Operacionalmente, algumas boas práticas podem potencializar o ganho em saneamento: georreferenciamento e agendamento digital de caçambas; integração com sistemas de manifesto de transporte (MTR) estaduais; auditorias por amostragem com abertura de sacos em portaria; e comunicação ativa com geradores, indicando os tipos de RCC aceitos e as penalidades por mistura. Paralelamente, convém alinhar especificações técnicas e compras públicas para privilegiar agregados reciclados em intervenções de urbanização, drenagem e pavimentação — um círculo virtuoso em que o saneamento fecha o ciclo dentro do próprio território.

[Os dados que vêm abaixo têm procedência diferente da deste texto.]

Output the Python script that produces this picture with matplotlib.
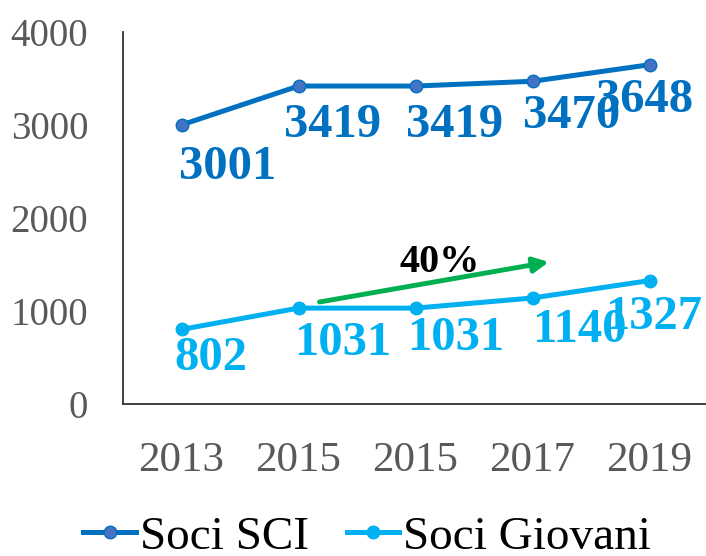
import matplotlib.pyplot as plt

years = ["2013", "2015", "2015", "2017", "2019"]
soci_sci = [3001, 3419, 3419, 3470, 3648]
soci_giovani = [802, 1031, 1031, 1140, 1327]
growth_label = "40%"

# label offsets in pixels (dx, dy of baseline) as placed in the original
sci_offsets = [(46, -54), (34, -51), (39, -51), (39, -47), (-5, -47)]
giov_offsets = [(29, -41), (44, -47), (40, -42), (47, -44), (4, -48)]

plt.rcParams['font.family'] = ['Liberation Serif', 'DejaVu Serif']

fig = plt.figure(figsize=(7.06, 5.56), dpi=100)
ax = fig.add_axes([123 / 706, 152 / 556, 585 / 706, 372 / 556])

x = list(range(len(years)))
ax.plot(x, soci_sci, color="#0070C0", lw=3.6, marker="o", ms=9,
        mfc="#4472C4", mec="#0070C0", label="Soci SCI", clip_on=False)
ax.plot(x, soci_giovani, color="#00B0F0", lw=3.6, marker="o", ms=9,
        mfc="#00B0F0", mec="#00B0F0", label="Soci Giovani", clip_on=False)

for xi, v, (dx, dy) in zip(x, soci_sci, sci_offsets):
    ax.annotate(str(v), (xi, v), xytext=(dx, dy), textcoords="offset pixels",
                ha="center", va="baseline", fontsize=35, fontweight="bold",
                color="#0070C0", annotation_clip=False)
for xi, v, (dx, dy) in zip(x, soci_giovani, giov_offsets):
    ax.annotate(str(v), (xi, v), xytext=(dx, dy), textcoords="offset pixels",
                ha="center", va="baseline", fontsize=35, fontweight="bold",
                color="#00B0F0", annotation_clip=False)

# green growth arrow
ax.annotate("", xy=(3.14, 1527), xytext=(1.18, 1097),
            arrowprops=dict(arrowstyle="-|>,head_length=0.9,head_width=0.45",
                            color="#00B050", lw=3.5, shrinkA=0, shrinkB=0))
ax.text(2.21, 1420, growth_label, ha="center", va="baseline", fontsize=29,
        fontweight="bold", color="black")

ax.set_xlim(-0.5, 4.5)
ax.set_ylim(0, 4000)
ax.set_yticks([0, 1000, 2000, 3000, 4000])
ax.set_xticks(x)
ax.set_xticklabels(years)
ax.tick_params(length=0, labelcolor="#595959")
ax.tick_params(axis="y", pad=25, labelsize=28)
ax.tick_params(axis="x", pad=27, labelsize=31)
for s in ["top", "right"]:
    ax.spines[s].set_visible(False)
for s in ["left", "bottom"]:
    ax.spines[s].set_color("#333333")
    ax.spines[s].set_linewidth(1.3)

fig.legend(loc="center", bbox_to_anchor=(0.52, 0.034), ncol=2, frameon=False,
           fontsize=34, handlelength=1.12, handletextpad=0.08,
           columnspacing=0.8, borderpad=0, borderaxespad=0)

fig.savefig("out.png", dpi=100)
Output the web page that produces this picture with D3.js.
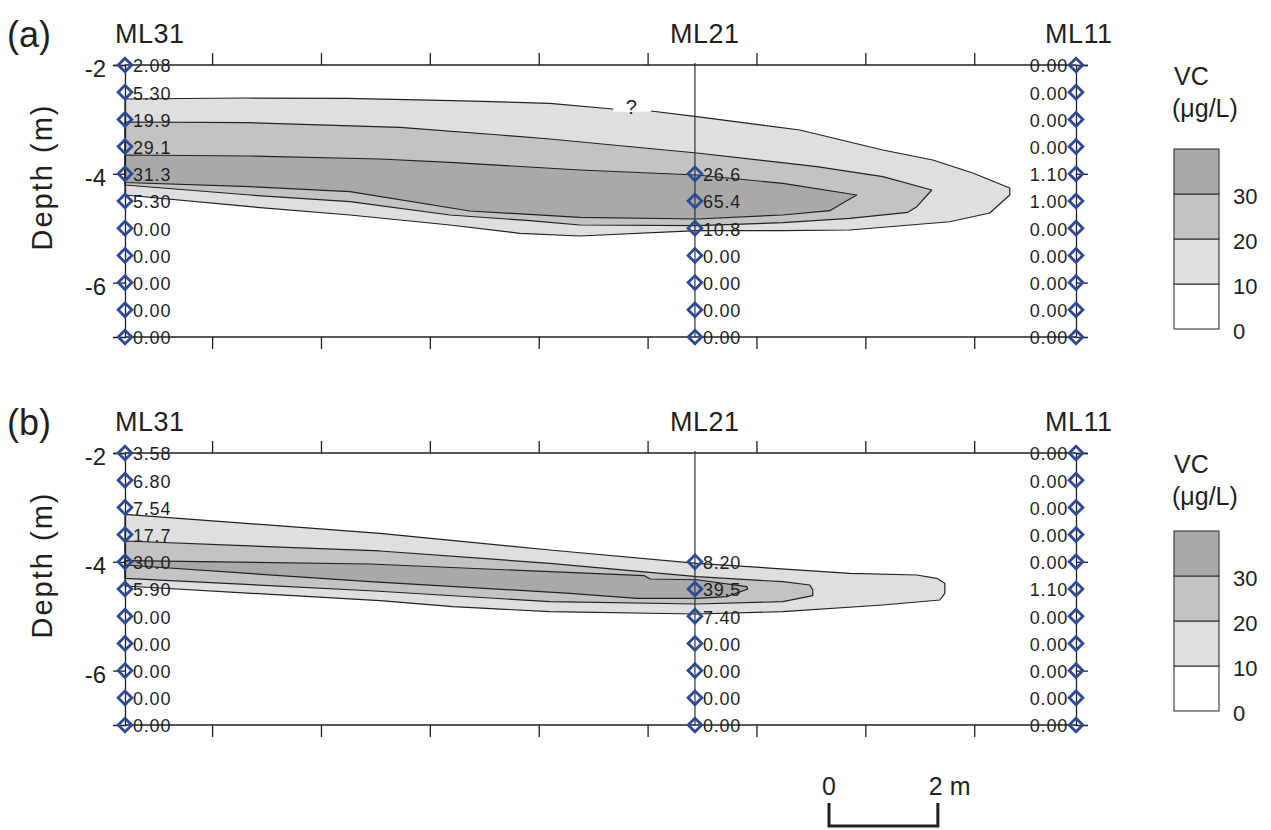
<!DOCTYPE html>
<html><head><meta charset="utf-8">
<script src="https://cdn.jsdelivr.net/npm/d3@7"></script>
<style>
body{margin:0;background:#fff;}
svg{display:block;font-family:"Liberation Sans",Arial,sans-serif;}
</style></head>
<body><svg id="chart" width="1271" height="830"></svg>
<script>
// ---------- data ----------
const depths = [-2,-2.5,-3,-3.5,-4,-4.5,-5,-5.5,-6,-6.5,-7];
const depthsML21 = [-4,-4.5,-5,-5.5,-6,-6.5,-7];
const wellNames = ["ML31","ML21","ML11"];
const wellPos = [0, 10.47, 17.47];           // m from ML31
const xTicks = [1.6,3.6,5.6,7.6,9.6,11.6,13.6,15.6];
const yTicks = [-2,-4,-6];
const levels = [0,10,20,30,40];
const legendLabels = [0,10,20,30];
const bandColors = ["#ffffff","#dfdfdf","#c3c3c3","#a9a9a9"];

// panel (a)
const a_ML31 = [2.08,5.30,19.9,29.1,31.3,5.30,0,0,0,0,0];
const a_ML21 = [26.6,65.4,10.8,0,0,0,0];
const a_ML11 = [0,0,0,0,1.10,1.00,0,0,0,0,0];
// panel (b)
const b_ML31 = [3.58,6.80,7.54,17.7,30.0,5.90,0,0,0,0,0];
const b_ML21 = [8.20,39.5,7.40,0,0,0,0];
const b_ML11 = [0,0,0,0,0,1.10,0,0,0,0,0];

// contour polygons [x (m), depth (m)]
const a_c10 = [[0,-2.625],[2.204,-2.607],[4.077,-2.612],[6.024,-2.656],[7.805,-2.704],[8.962,-2.809],[9.660,-2.846],[10.505,-2.950],[12.397,-3.195],[13.921,-3.563],[14.839,-3.746],[15.574,-3.985],[16.253,-4.261],
  [16.253,-4.390],[15.886,-4.721],[15.152,-4.881],[13.315,-5.033],[12.084,-5.046],[10.505,-5.046],[8.356,-5.143],[7.254,-5.094],[5.969,-4.941],[4.132,-4.757],[2.296,-4.605],[0,-4.390]];
const a_c20 = [[0,-3.048],[2.296,-3.061],[5.051,-3.145],[6.887,-3.287],[7.805,-3.360],[10.505,-3.618],[12.709,-3.869],[13.921,-4.053],[14.821,-4.298],
  [14.545,-4.605],[14.380,-4.708],[13.315,-4.818],[12.084,-4.899],[10.505,-4.954],[8.356,-4.941],[7.438,-4.862],[5.969,-4.757],[4.132,-4.513],[2.296,-4.390],[0,-4.206]];
const a_c30 = [[0,-3.654],[2.296,-3.673],[4.683,-3.728],[5.969,-3.789],[8.356,-3.930],[10.505,-4.022],[12.084,-4.175],[13.444,-4.390],
  [13.186,-4.537],[12.948,-4.678],[12.084,-4.757],[10.505,-4.831],[8.356,-4.800],[6.336,-4.684],[4.132,-4.329],[2.296,-4.237],[0,-4.160]];

const b_c10 = [[0,-3.127],[4.683,-3.476],[7.805,-3.783],[10.505,-4.028],[13.315,-4.211],[14.545,-4.243],[14.913,-4.303],[15.060,-4.395],
  [15.060,-4.579],[14.968,-4.702],[13.921,-4.794],[12.084,-4.917],[10.505,-4.960],[7.805,-4.917],[6.024,-4.825],[4.683,-4.715],[0,-4.445]];
const b_c20 = [[0,-3.618],[4.683,-3.801],[7.805,-4.028],[10.505,-4.274],[12.084,-4.366],[12.580,-4.426],[12.635,-4.518],
  [12.635,-4.623],[12.084,-4.733],[10.505,-4.776],[7.805,-4.733],[4.591,-4.537],[0,-4.303]];
const b_c30 = [[0,-3.980],[4.500,-4.040],[7.805,-4.182],[9.540,-4.255],[9.650,-4.316],[10.505,-4.330],[11.423,-4.458],
  [11.442,-4.500],[11.056,-4.641],[10.505,-4.671],[9.403,-4.671],[8.173,-4.579],[4.500,-4.366],[0,-4.059]];

// ---------- layout ----------
const svg = d3.select("#chart");
const x = d3.scaleLinear().domain([0, 17.47]).range([125, 1076]);
const fmt = d3.format(".3r");
const ink = "#231f20";
const blue = "#2c4a98";

const panels = [
  {tag:"(a)", top:65, wells:[a_ML31,a_ML21,a_ML11], contours:[a_c10,a_c20,a_c30], legendTop:149, question:true},
  {tag:"(b)", top:453, wells:[b_ML31,b_ML21,b_ML11], contours:[b_c10,b_c20,b_c30], legendTop:531, question:false}
];

panels.forEach(p => {
  const y = d3.scaleLinear().domain([-2,-7]).range([p.top, p.top + 272]);
  const g = svg.append("g");

  // contour bands
  const line = d3.line().x(d => x(d[0])).y(d => y(d[1]));
  p.contours.forEach((poly, i) => {
    g.append("path").attr("d", line(poly) + "Z")
      .attr("fill", bandColors[i+1]).attr("stroke", "#222").attr("stroke-width", 1.2)
      .attr("stroke-linejoin","round");
  });

  if (p.question) {
    g.append("rect").attr("x", x(8.97)).attr("y", y(-2.58)).attr("width", x(9.66)-x(8.97)).attr("height", y(-2.86)-y(-2.58)).attr("fill","#fff");
    g.append("text").attr("x", x(9.3)).attr("y", y(-2.9)).attr("text-anchor","middle")
      .attr("font-size", 20).attr("fill", ink).text("?");
  }

  // frame: top/bottom axes
  g.append("line").attr("x1", x(0)).attr("x2", x(17.47)).attr("y1", y(-2)).attr("y2", y(-2)).attr("stroke", ink).attr("stroke-width",1.3);
  g.append("line").attr("x1", x(0)).attr("x2", x(17.47)).attr("y1", y(-7)).attr("y2", y(-7)).attr("stroke", ink).attr("stroke-width",1.3);
  g.append("g").attr("transform",`translate(0,${y(-2)})`)
    .call(d3.axisTop(x).tickValues(xTicks).tickSize(12).tickFormat(""))
    .call(s => { s.select(".domain").remove(); s.selectAll("line").attr("stroke", ink).attr("stroke-width",1.3); });
  g.append("g").attr("transform",`translate(0,${y(-7)})`)
    .call(d3.axisBottom(x).tickValues(xTicks).tickSize(12).tickFormat(""))
    .call(s => { s.select(".domain").remove(); s.selectAll("line").attr("stroke", ink).attr("stroke-width",1.3); });

  // left axis (ML31)
  g.append("g").attr("transform",`translate(${x(0)},0)`)
    .call(d3.axisLeft(y).tickValues(yTicks).tickSize(12).tickFormat(""))
    .call(s => { s.select(".domain").attr("stroke", ink).attr("stroke-width",1.3); s.selectAll("line").attr("stroke", ink).attr("stroke-width",1.3); });
  // right axis (ML11)
  g.append("g").attr("transform",`translate(${x(17.47)},0)`)
    .call(d3.axisRight(y).tickValues(yTicks).tickSize(12).tickFormat(""))
    .call(s => { s.select(".domain").attr("stroke", ink).attr("stroke-width",1.3); s.selectAll("line").attr("stroke", ink).attr("stroke-width",1.3); });
  // ML21 line
  g.append("line").attr("x1", x(wellPos[1])).attr("x2", x(wellPos[1])).attr("y1", y(-2)-2).attr("y2", y(-7))
    .attr("stroke", "#333").attr("stroke-width",1.2);

  // y tick labels
  g.selectAll(".ytl").data(yTicks).join("text")
    .attr("x", 106).attr("y", d => y(d) + 4).attr("dy","0.35em").attr("text-anchor","end")
    .attr("font-size", 24).attr("fill", ink).text(d => d);

  // Depth label
  g.append("text").attr("transform",`translate(52,${p.top + 112}) rotate(-90)`)
    .attr("text-anchor","middle").attr("font-size", 29).attr("letter-spacing", 2).attr("fill", ink).text("Depth (m)");

  // panel tag
  g.append("text").attr("x", 7).attr("y", p.top - 18).attr("font-size", 36).attr("fill", ink).text(p.tag);

  // well names
  const nameX = [115, 670, 1045];
  wellNames.forEach((n,i) => {
    g.append("text").attr("x", nameX[i]).attr("y", p.top - 22).attr("font-size", 27).attr("letter-spacing", 0.5).attr("fill", ink).text(n);
  });

  // markers and labels
  const diamond = d3.symbol().type(d3.symbolDiamond2).size(120);
  p.wells.forEach((vals, i) => {
    const ds = i === 1 ? depthsML21 : depths;
    const pts = vals.map((v,k) => ({v, d: ds[k]}));
    const wx = x(wellPos[i]);
    g.selectAll(null).data(pts).join("text")
      .attr("x", i === 2 ? wx - 8 : wx + 8)
      .attr("y", d => y(d.d) + 1).attr("dy","0.36em")
      .attr("text-anchor", i === 2 ? "end" : "start")
      .attr("font-size", 18).attr("letter-spacing", 0.8).attr("fill", ink)
      .text(d => fmt(d.v));
    g.selectAll(null).data(pts).join("path")
      .attr("d", diamond).attr("transform", d => `translate(${wx},${y(d.d)})`)
      .attr("fill","none").attr("stroke", blue).attr("stroke-width", 2.8);
  });

  // legend
  const ly = d3.scaleLinear().domain([0,40]).range([p.legendTop + 180, p.legendTop]);
  const lx = 1174, lw = 45;
  for (let i = 0; i < 4; i++) {
    g.append("rect").attr("x", lx).attr("y", ly(levels[i+1])).attr("width", lw).attr("height", ly(levels[i]) - ly(levels[i+1]))
      .attr("fill", bandColors[i]).attr("stroke", "#333").attr("stroke-width", 1.1);
  }
  g.selectAll(null).data(legendLabels).join("text")
    .attr("x", 1233).attr("y", d => ly(d) + 2).attr("dy","0.35em")
    .attr("font-size", 22).attr("fill", ink).text(d => d);
  g.append("text").attr("x", 1174).attr("y", p.top + 20).attr("font-size", 25).attr("fill", ink).text("VC");
  g.append("text").attr("x", 1172).attr("y", p.top + 52).attr("font-size", 25).attr("fill", ink).text("(μg/L)");
});

// scale bar (2 m)
const sb0 = 829, sbY = 826;
const sbLen = x(2) - x(0);
svg.append("path").attr("d", `M${sb0},${sbY-23}V${sbY}H${sb0+sbLen}V${sbY-23}`)
  .attr("fill","none").attr("stroke", ink).attr("stroke-width", 3);
svg.append("text").attr("x", sb0).attr("y", 795).attr("text-anchor","middle").attr("font-size", 25).attr("fill", ink).text("0");
svg.append("text").attr("x", sb0 + sbLen - 9).attr("y", 795).attr("font-size", 25).attr("fill", ink).text("2 m");
</script></body></html>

Próximos passos e consolidação do modelo

No curto prazo, o município deve se concentrar em três frentes: (1) desafogar pontos críticos de descarte na Zona Oeste com rotas dedicadas ao novo aterro; (2) consolidar a adesão dos credenciados — caçambeiros, construtoras e prestadores — por meio de cadastros, horários estendidos e atendimento responsivo; e (3) comunicar intensamente a disponibilidade do 1746 e do recebimento direto no aterro, com linguagem simples, valores claros e mapas de acesso. Se esses pilares forem mantidos, o saneamento colherá benefícios ambientais, fiscais e reputacionais, com ruas mais limpas, menos assoreamento de drenagens e menor pressão sobre aterros de RSU.

Conclusão

Por fim, a implantação da usina de beneficiamento consolidará a transição do saneamento reativo para o saneamento circular. Ao transformar entulho em insumo padronizado, o município avança na hierarquia da PNRS, privilegiando a reciclagem sobre a disposição final. E, com métricas públicas e metas anuais, a cidade pode se tornar referência nacional na gestão de RCC — um subtipo de resíduo frequentemente negligenciado, mas decisivo para a saúde urbana e para a eficiência econômica do saneamento.